Maple Syrup…in the Kitchen
I’ve got some big sugar maples in my yard, just standing there doing nothing. This past February I decided to tap a few and cook down some syrup. I’d never done this before and have no means of boiling sap outside. Everyone said it was a really bad idea to try it indoors on a kitchen stove. They were wrong.
I can understand the concern. A large kettle boiling away for several hours throws a lot steam, all of which goes straight up to the ceiling. All that steam will condense leaving a nice wet spot on the ceiling. Obviously, this is bad. I had a dehumidifier on standby in case things got really damp. I never needed it. A humble box fan is all it takes to disperse steam and keep your ceiling and walls intact. I set it up about eight feet from the kettle, pointed it slightly up and let it run.
|Milk jugs make great sap buckets|
Collecting sap doesn’t require fancy equipment. Spiles were the only item that had to be purchased (thanks to my wife for those- they were a nice birthday gift). Gallon milk jugs with a small hole cut in the top make perfect sap buckets. They’re easy to pour and the modest opening really helps cut down on debris getting in. The only detail of concern with milk jugs is translucency. From what I understand, sunlight can spoil sap. Most jugs are translucent, so if reusing milk jugs, try to get ones that are opaque.

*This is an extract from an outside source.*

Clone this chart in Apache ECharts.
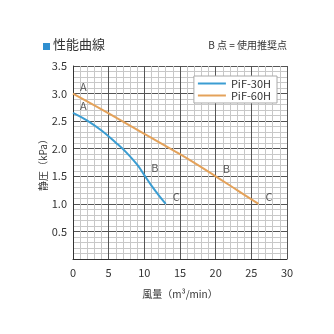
<!DOCTYPE html>
<html><head><meta charset="utf-8">
<script src="https://cdn.jsdelivr.net/npm/echarts@6/dist/echarts.min.js"></script>
<style>html,body{margin:0;padding:0;background:#fff}#c{width:334px;height:334px}</style>
</head><body><div id="c"></div>
<script>
const seriesNames = ['PiF-30H', 'PiF-60H'];
const pif30H = [[0,2.65],[2,2.51],[4,2.33],[6,2.11],[7.5,1.93],[9,1.71],[10,1.52],[11,1.33],[12,1.16],[13,1.0]];
const pif60H = [[0,3.0],[5,2.64],[10,2.27],[15,1.9],[20,1.5],[23,1.25],[26,1.0]];
const pointLabels30 = [[0,2.65,'A'],[10,1.52,'B'],[13,1.0,'C']];
const pointLabels60 = [[0,3.0,'A'],[20,1.5,'B'],[26,1.0,'C']];
const xTicks = {min:0, max:30, interval:5};
const yTicks = {min:0, max:3.5, interval:0.5};
const titleText = '性能曲線';
const noteText = 'B 点 = 使用推奨点';
const xName = '風量（m³/min）';
const yName = '静圧（kPa）';

const colors = ['#3b9dd2', '#e4a25a'];
const font = '"Noto Sans CJK JP", "Noto Sans", sans-serif';
const chart = echarts.init(document.getElementById('c'));
function labelSeries(pts){
  return {type:'scatter', data: pts.map(p=>({value:[p[0],p[1]], name:p[2]})), symbolSize:0, silent:true,
    label:{show:true, formatter:'{b}', position:'right', offset:[2,-7], color:'#333', fontSize:11, fontFamily:font},
    tooltip:{show:false}, z:5};
}
chart.setOption({
  animation:false,
  textStyle:{fontFamily:font},
  graphic:[
    {type:'rect', shape:{x:43,y:43,width:7,height:7}, style:{fill:'#2f8fd0'}},
    {type:'text', left:53, top:38, style:{text:titleText, fill:'#333', font:'13px '+font}},
    {type:'text', right:47, top:40, style:{text:noteText, fill:'#333', font:'10px '+font}}
  ],
  grid:{left:73, right:47, top:66, bottom:75, containLabel:false},
  legend:{data:seriesNames, orient:'vertical', right:57, top:76, itemWidth:28, itemHeight:2, itemGap:1,
    backgroundColor:'#fff', borderColor:'#aaa', borderWidth:1, padding:[2,6,2,4],
    textStyle:{color:'#333', fontSize:11, fontFamily:font}, icon:'rect'},
  xAxis:{type:'value', min:xTicks.min, max:xTicks.max, interval:xTicks.interval,
    name:xName, nameLocation:'middle', nameGap:30, nameMoveOverlap:false, nameTextStyle:{color:'#333', fontSize:10},
    axisLine:{show:true, lineStyle:{color:'#333'}}, axisTick:{show:false},
    axisLabel:{color:'#333', fontSize:11, margin:8},
    splitLine:{show:true, lineStyle:{color:'#555', width:1}},
    minorTick:{show:false, splitNumber:5},
    minorSplitLine:{show:true, lineStyle:{color:'#c8c8c8', width:1}}},
  yAxis:{type:'value', min:yTicks.min, max:yTicks.max, interval:yTicks.interval,
    name:yName, nameLocation:'middle', nameGap:25, nameMoveOverlap:false, nameRotate:90, nameTextStyle:{color:'#333', fontSize:10},
    axisLine:{show:true, lineStyle:{color:'#333'}}, axisTick:{show:false},
    axisLabel:{color:'#333', fontSize:11, margin:6, formatter:v=>v===0?'':v.toFixed(1)},
    splitLine:{show:true, lineStyle:{color:'#555', width:1}},
    minorTick:{show:false, splitNumber:5},
    minorSplitLine:{show:true, lineStyle:{color:'#c8c8c8', width:1}}},
  series:[
    {name:seriesNames[0], type:'line', data:pif30H, smooth:0.4, showSymbol:false, lineStyle:{color:colors[0], width:2}, itemStyle:{color:colors[0]}, z:4},
    {name:seriesNames[1], type:'line', data:pif60H, smooth:0.4, showSymbol:false, lineStyle:{color:colors[1], width:2}, itemStyle:{color:colors[1]}, z:4},
    labelSeries(pointLabels30), labelSeries(pointLabels60)
  ]
});
</script></body></html>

The nice thing about cooking sap inside is that it’s very hands-off. Fill kettles, turn on the heat, let the water evaporate. I never had a boil-over (something I am familiar with from years of home brewing!) or other problems. When I got sick of boiling in the evening, I shut the burners off and started again the next day. It’s remarkable how much water evaporates over night from residual heat.
|Not bad for only 4 spiles and just a kitchen stove!|
By late syrup season I had had enough. I got about eight quarts of syrup plus six gallons of sap that I used for beer brewing and about four and half gallons stored in a freezer. I could have collected more but doing it inside does tie up the stove top for quite a while and I was getting sick of constantly emptying jugs and storing sap in a refrigerator. It was a great project and I hope to expand the operation next year. With the going rate for syrup around $20 per quart, it certainly pays for itself in a hurry!